How we pay attention determines our experience. When we’re in doing or controlling mode, our attention narrows and we perceive objects in the foreground—the bird, a thought, a strong feeling. In these moments we don’t perceive the sky—the background of experience, the ocean of awareness.

Tara Brach…
 

This teaching story is so simple. It points to space and how we take it for granted, and tend not to see it, focusing instead on 'content'. Yet learning to experience the space in which everything arises  - to allow it a stronger presence in our experience - is a powerful thing.  It allows us to move from a state of contracted 'Identification' to an experience of Presence. 

What do we mean by Identification? 

For many years in spiritual contexts, I came across the term 'identification,' knew it was important, but didn't really seek to understand it.
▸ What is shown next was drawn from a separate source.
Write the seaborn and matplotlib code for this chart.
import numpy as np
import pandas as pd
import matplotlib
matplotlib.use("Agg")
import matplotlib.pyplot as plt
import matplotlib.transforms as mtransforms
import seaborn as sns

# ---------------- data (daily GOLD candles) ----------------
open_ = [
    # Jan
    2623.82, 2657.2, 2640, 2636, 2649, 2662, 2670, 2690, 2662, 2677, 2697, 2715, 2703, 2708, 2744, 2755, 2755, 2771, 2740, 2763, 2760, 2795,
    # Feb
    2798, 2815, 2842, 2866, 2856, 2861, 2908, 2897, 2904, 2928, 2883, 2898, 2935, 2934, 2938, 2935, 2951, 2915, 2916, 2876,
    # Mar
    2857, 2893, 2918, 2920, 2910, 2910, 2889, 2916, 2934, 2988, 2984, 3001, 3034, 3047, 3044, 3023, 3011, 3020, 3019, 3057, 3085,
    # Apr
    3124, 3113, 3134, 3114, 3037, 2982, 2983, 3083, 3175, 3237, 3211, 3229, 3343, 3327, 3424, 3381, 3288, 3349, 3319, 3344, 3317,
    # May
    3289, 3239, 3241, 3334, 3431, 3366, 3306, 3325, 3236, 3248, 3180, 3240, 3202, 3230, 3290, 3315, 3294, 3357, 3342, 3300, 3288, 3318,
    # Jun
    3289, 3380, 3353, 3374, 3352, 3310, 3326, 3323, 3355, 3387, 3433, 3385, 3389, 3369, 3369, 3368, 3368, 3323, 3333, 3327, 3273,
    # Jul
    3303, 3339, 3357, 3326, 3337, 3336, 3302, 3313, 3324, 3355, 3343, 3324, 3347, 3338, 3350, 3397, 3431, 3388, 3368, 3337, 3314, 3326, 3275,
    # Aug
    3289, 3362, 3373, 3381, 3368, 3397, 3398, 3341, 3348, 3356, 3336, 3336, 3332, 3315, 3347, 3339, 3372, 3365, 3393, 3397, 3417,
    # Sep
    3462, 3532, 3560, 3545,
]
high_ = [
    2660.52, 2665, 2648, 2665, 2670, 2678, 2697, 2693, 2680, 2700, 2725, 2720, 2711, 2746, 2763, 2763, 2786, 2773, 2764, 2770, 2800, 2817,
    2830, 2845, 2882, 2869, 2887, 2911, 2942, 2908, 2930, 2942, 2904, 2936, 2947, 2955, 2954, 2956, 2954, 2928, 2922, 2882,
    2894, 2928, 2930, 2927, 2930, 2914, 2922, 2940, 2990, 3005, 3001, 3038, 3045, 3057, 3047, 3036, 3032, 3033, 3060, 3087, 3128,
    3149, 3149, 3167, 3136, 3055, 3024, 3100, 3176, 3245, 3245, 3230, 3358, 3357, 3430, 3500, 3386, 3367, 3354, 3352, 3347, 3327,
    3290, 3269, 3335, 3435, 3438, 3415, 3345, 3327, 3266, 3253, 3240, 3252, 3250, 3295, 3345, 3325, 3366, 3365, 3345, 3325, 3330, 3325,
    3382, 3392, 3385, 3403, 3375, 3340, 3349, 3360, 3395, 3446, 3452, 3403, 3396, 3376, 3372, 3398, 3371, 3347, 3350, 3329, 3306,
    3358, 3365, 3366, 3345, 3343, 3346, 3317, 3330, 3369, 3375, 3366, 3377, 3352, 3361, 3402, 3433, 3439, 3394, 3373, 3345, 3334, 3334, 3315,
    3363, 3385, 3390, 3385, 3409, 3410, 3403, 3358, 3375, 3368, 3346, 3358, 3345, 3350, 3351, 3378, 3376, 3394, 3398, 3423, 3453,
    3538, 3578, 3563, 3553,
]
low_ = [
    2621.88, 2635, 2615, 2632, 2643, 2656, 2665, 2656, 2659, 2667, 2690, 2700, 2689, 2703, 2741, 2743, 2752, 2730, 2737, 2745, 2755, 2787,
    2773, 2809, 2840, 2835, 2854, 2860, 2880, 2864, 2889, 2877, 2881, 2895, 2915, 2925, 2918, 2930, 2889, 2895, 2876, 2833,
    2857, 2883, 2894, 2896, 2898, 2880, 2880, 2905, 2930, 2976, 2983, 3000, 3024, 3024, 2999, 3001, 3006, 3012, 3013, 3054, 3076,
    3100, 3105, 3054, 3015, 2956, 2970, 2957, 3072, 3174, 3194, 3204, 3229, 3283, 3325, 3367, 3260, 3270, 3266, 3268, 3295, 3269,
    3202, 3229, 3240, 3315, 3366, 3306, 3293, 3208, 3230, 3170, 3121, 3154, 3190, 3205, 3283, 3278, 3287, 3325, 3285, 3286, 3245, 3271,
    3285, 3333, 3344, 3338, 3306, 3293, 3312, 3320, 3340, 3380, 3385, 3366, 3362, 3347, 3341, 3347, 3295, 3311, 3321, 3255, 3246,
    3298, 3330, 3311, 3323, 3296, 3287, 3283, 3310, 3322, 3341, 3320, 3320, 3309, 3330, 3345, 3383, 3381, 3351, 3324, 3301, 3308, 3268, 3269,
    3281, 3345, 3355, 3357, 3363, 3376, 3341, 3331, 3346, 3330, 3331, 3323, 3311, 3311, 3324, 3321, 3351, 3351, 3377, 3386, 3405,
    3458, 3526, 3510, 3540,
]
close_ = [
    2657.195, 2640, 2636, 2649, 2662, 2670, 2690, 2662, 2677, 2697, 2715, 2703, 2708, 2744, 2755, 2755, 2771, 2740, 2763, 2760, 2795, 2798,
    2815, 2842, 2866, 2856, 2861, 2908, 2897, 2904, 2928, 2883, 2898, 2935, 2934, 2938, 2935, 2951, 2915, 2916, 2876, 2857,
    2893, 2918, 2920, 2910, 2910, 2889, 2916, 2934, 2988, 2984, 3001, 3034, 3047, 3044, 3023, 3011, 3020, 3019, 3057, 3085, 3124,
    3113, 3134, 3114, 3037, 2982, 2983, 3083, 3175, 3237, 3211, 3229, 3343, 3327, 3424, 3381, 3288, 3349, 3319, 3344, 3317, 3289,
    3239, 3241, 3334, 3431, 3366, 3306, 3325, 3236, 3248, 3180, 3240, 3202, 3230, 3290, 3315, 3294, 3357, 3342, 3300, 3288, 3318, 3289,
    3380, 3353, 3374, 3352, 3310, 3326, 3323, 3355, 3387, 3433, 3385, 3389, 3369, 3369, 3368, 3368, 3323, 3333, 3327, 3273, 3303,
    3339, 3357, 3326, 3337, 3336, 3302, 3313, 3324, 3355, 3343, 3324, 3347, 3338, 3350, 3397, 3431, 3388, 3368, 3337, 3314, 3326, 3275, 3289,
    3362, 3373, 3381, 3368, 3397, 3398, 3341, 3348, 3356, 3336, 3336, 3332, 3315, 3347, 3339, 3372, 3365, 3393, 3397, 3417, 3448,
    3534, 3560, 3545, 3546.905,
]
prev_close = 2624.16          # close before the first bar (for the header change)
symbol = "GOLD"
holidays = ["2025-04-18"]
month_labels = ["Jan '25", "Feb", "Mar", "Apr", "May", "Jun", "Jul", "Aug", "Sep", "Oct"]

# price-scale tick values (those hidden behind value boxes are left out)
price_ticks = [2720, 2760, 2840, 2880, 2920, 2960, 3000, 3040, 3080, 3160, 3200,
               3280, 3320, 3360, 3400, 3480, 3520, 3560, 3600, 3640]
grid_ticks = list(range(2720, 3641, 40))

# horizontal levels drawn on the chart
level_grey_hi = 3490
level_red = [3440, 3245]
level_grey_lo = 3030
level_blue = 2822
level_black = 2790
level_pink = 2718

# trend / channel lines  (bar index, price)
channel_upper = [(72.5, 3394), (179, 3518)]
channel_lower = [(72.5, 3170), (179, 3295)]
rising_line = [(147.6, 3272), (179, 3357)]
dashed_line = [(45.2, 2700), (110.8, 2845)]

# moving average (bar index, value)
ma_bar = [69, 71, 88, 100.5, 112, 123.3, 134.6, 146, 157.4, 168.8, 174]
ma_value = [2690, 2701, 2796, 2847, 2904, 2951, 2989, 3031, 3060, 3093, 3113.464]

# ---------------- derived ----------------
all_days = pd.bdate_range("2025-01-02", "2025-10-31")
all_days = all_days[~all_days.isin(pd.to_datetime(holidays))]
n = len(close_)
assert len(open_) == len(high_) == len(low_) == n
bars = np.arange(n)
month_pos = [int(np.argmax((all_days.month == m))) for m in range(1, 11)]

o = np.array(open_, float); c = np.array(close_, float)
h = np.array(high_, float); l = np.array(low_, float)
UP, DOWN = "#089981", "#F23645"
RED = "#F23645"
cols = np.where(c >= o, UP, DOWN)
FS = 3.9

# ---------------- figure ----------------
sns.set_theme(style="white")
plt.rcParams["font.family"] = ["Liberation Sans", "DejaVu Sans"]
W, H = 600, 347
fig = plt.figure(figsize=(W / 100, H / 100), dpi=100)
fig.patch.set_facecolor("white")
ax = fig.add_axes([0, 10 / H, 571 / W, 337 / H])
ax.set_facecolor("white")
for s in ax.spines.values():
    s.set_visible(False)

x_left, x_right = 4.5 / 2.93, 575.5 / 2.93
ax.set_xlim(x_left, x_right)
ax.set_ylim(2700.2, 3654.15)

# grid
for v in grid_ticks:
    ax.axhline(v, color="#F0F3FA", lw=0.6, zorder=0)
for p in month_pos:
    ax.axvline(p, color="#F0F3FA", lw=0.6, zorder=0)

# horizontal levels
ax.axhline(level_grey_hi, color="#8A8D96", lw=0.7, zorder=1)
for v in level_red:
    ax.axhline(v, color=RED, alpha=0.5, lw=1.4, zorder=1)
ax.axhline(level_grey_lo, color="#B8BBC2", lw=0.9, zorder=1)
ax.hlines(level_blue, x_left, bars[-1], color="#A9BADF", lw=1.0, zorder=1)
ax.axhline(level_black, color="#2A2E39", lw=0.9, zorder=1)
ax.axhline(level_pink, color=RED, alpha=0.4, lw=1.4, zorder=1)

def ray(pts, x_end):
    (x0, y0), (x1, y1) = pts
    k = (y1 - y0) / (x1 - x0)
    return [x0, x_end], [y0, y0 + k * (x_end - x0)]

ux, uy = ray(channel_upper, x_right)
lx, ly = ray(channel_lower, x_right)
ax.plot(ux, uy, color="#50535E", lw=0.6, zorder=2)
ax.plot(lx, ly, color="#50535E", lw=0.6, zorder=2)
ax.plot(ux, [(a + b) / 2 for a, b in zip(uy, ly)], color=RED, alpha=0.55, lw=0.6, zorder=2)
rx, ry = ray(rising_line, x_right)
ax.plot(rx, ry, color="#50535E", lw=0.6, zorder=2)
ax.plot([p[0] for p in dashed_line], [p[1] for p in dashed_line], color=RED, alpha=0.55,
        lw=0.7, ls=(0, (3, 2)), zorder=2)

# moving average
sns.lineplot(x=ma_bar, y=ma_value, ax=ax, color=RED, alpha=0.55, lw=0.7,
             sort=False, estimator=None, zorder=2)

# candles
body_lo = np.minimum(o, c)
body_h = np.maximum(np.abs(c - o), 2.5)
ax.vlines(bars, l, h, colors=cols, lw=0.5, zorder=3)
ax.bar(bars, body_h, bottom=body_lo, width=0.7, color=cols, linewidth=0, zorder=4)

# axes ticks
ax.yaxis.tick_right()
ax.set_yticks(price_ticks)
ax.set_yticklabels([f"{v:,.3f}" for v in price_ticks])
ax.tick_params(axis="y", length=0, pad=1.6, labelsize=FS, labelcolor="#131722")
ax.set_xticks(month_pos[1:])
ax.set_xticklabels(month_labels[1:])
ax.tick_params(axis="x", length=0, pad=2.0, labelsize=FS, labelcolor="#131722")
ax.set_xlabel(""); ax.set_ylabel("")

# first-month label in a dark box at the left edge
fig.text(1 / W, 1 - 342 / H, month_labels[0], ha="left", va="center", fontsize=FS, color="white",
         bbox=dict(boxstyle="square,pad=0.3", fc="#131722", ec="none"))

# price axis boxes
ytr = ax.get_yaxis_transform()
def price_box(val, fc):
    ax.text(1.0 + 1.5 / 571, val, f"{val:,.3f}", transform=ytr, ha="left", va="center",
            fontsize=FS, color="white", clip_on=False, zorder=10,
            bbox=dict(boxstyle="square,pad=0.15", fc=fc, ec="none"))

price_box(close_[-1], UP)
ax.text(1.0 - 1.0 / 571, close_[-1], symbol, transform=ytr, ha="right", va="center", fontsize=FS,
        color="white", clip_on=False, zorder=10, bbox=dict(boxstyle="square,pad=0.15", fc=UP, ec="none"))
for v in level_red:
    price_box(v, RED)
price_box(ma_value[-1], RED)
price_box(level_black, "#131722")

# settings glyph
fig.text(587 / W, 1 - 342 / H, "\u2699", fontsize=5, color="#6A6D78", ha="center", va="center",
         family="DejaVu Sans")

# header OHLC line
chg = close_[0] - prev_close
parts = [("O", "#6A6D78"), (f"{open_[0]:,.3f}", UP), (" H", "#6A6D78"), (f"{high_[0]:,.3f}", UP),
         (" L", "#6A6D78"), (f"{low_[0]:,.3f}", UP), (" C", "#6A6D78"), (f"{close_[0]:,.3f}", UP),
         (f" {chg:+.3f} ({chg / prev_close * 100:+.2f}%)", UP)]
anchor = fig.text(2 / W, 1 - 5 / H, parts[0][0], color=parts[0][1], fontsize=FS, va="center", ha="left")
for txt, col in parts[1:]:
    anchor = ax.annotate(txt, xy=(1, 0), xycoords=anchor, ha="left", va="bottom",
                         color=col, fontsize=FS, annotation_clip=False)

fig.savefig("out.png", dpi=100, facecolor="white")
In retrospect, like a lot of us, I think it was still too fundamental and automatic an impulse to have the space to see it as a phenomena. 
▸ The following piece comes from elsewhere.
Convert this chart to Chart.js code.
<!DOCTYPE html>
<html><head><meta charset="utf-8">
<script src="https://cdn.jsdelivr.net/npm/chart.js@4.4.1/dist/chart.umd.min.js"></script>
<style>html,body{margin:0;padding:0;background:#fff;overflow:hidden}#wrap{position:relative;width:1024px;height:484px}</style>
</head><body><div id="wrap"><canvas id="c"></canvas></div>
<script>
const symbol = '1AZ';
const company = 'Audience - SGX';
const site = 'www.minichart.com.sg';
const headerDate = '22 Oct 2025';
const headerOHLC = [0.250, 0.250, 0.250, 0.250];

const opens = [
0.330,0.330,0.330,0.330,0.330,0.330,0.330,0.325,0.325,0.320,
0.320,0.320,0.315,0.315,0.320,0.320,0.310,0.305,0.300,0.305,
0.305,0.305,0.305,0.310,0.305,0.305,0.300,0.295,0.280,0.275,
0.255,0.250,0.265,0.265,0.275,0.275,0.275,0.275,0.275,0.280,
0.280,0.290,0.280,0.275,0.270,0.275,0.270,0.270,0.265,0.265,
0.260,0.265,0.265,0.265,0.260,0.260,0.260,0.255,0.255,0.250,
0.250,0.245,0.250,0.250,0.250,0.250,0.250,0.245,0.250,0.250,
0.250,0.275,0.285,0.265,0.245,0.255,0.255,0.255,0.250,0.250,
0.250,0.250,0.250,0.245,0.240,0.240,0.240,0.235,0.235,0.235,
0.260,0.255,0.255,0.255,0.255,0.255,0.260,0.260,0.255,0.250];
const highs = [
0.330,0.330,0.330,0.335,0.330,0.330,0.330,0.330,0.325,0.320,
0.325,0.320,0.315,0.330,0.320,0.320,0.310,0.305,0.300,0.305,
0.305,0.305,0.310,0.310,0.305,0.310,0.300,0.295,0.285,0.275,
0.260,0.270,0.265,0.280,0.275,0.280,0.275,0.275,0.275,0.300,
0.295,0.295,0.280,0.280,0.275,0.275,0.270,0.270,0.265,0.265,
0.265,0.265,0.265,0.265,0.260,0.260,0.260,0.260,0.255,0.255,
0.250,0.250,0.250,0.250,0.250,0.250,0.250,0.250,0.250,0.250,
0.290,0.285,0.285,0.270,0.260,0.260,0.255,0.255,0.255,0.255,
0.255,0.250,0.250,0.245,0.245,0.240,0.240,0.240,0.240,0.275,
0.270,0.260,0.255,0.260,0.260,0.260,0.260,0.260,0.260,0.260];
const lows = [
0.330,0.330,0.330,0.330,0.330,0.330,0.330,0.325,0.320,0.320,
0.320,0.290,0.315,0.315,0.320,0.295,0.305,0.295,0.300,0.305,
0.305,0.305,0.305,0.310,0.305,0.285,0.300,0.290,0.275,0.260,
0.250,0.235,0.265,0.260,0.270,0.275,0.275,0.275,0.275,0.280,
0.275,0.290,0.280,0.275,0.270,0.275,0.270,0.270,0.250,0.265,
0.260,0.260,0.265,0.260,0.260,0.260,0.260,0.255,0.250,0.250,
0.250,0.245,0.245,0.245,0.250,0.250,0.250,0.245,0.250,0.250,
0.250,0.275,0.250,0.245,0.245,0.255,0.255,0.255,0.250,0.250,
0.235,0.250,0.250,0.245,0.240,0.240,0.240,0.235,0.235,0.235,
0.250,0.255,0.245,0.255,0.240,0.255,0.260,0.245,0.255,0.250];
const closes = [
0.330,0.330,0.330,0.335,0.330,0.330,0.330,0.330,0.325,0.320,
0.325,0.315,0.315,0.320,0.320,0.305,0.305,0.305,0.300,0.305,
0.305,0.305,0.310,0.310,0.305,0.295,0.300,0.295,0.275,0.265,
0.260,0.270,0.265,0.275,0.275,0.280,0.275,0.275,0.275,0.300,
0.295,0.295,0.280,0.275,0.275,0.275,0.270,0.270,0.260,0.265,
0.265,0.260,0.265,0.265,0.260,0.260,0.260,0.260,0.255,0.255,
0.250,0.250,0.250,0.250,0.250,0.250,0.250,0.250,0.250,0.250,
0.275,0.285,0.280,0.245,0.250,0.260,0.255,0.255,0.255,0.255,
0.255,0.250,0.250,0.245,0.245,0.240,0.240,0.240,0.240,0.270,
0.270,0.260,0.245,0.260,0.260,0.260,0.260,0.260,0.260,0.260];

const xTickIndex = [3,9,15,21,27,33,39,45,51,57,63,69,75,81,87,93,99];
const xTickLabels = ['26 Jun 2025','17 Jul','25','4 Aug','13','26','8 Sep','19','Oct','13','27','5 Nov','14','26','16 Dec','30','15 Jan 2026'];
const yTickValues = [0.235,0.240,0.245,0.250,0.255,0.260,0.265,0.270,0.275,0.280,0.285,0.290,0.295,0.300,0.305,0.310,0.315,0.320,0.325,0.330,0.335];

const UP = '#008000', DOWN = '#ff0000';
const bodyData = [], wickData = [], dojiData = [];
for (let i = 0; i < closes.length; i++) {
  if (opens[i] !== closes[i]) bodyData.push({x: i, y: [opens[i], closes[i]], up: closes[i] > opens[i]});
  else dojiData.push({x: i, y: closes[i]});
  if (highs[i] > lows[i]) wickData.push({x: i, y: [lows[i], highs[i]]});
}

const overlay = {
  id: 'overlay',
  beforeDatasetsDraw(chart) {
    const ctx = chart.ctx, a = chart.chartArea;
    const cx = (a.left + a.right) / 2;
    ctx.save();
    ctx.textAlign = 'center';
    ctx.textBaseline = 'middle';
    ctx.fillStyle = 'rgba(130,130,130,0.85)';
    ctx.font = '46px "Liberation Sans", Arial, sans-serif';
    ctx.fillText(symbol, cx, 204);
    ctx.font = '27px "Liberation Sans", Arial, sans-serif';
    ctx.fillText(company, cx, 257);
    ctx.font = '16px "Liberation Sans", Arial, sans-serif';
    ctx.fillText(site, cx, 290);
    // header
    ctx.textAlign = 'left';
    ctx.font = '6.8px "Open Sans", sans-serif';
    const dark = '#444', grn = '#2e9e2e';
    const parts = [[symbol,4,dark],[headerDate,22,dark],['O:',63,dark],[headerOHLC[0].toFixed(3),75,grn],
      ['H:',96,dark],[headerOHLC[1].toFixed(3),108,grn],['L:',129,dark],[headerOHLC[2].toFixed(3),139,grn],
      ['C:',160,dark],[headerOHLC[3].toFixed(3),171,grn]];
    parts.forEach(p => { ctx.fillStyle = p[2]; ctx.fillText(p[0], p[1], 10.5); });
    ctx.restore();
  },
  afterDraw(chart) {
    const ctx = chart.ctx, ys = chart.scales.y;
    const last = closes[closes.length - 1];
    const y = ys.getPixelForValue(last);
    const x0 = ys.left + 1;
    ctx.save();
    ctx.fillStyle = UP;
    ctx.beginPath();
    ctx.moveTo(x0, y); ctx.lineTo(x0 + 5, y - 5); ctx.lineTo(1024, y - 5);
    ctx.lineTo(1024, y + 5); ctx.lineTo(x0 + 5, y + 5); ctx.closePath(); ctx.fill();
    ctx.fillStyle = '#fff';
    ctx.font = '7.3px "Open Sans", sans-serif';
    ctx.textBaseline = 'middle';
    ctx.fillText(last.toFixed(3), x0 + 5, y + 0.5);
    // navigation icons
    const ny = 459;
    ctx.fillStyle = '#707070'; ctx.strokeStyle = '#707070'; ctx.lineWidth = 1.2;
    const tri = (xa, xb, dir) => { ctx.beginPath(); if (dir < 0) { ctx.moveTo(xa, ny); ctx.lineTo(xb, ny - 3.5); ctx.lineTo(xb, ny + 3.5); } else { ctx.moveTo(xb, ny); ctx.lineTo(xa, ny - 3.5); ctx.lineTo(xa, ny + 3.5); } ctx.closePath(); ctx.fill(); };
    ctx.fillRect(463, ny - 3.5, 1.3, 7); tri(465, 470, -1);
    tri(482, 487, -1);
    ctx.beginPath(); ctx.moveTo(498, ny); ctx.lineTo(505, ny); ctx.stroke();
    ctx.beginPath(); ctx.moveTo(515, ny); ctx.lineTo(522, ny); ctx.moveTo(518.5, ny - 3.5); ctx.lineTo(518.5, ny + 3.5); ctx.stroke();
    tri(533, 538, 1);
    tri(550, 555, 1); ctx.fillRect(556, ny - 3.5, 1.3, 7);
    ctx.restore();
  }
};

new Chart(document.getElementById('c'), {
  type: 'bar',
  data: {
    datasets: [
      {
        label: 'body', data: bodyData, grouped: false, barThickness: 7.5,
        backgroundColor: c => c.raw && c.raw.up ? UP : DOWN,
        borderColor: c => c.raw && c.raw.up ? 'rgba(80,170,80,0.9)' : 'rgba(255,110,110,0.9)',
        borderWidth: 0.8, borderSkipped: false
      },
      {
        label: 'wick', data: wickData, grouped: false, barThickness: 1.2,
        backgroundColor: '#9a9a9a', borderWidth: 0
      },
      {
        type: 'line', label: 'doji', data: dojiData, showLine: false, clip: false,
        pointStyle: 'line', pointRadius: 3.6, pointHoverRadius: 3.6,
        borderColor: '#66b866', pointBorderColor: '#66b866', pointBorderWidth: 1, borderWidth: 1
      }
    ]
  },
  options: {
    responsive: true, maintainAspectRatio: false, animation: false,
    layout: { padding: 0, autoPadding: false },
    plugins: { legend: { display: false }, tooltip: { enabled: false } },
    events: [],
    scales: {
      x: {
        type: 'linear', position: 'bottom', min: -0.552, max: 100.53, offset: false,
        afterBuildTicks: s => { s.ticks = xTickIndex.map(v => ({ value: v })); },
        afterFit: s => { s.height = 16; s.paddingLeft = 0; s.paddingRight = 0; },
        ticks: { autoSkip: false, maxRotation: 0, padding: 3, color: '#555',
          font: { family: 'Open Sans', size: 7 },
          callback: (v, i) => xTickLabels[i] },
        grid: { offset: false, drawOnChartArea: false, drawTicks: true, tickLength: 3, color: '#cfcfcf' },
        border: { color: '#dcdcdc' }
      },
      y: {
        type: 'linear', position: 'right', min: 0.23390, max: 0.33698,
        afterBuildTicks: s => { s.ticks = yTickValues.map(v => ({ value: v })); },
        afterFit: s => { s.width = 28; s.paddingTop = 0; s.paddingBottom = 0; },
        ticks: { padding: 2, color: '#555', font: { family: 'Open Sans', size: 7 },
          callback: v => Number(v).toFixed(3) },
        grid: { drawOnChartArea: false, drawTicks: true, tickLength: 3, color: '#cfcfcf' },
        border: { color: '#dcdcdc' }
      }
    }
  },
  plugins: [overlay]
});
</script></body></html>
Yet the perspective we experience from (the 'who' we take ourselves to be) is profoundly impactful: it can be the difference between a spacious, allowing ease when feeling bad, or allowing feeling bad to dominate our whole sense of self and identity for minutes, days or years, dictating moods, eroding our joy, limiting our capacity to experience.  So if we become even a little more flexible in the intensity with which we identify, everything in life has more space - we begin to create the luxury of more tolerant, easy atmosphere in which experience - whether beautiful or difficult - arises.

Are we experiencing from Identification or Presence?

We are in a state of presence when awareness is primary: we feel spacious and relaxed, ‘empty’ of any particular agenda, simply experiencing. Identification is very different: When identified, we believe ourselves to be defined by the content of what we are experiencing: success, failure, humiliation, joy.  We take ourselves to be the 'one' who is failing or succeeding, and, in that moment, narrow our sense of self to fit that belief.

This is a bad idea for two reasons. Firstly, as Daniel Kahneman reminds us ‘“Nothing in life is as important as you think it is, while you are thinking about it’, - in other words, the emphasis created by the act of thinking itself contracts us. Secondly, and more importantly, when we identify – particularly with the conviction that something is wrong - we weave more suffering, because we attach to something difficult and make it dense.

When presence is primary, a great relaxation occurs, an expansion of capacity to meet life freely. The more often we experience this, the more our trust deepens that we can naturally tolerate whatever arises in our experience.

Identification is an activity, a mental action that I engage in to connect myself with something.

AH ALMAAS, THE UNFOLDING NOW…

But Identification is an extremely powerful force. It tends to occur both automatically and unconsciously, particularly when we are suffering. Sometimes the process of moving from a state of open awareness to identification is most apparent when waking: at first we are a blurry not-quite-self, gradually it dawns on us that we are in the vicinity something difficult; we wake further, listen to a few layers of thought, and as we do we sense the slow morphing of a depressed or worried self into shape. Now, we are a sad or anxious person, and so the day begins.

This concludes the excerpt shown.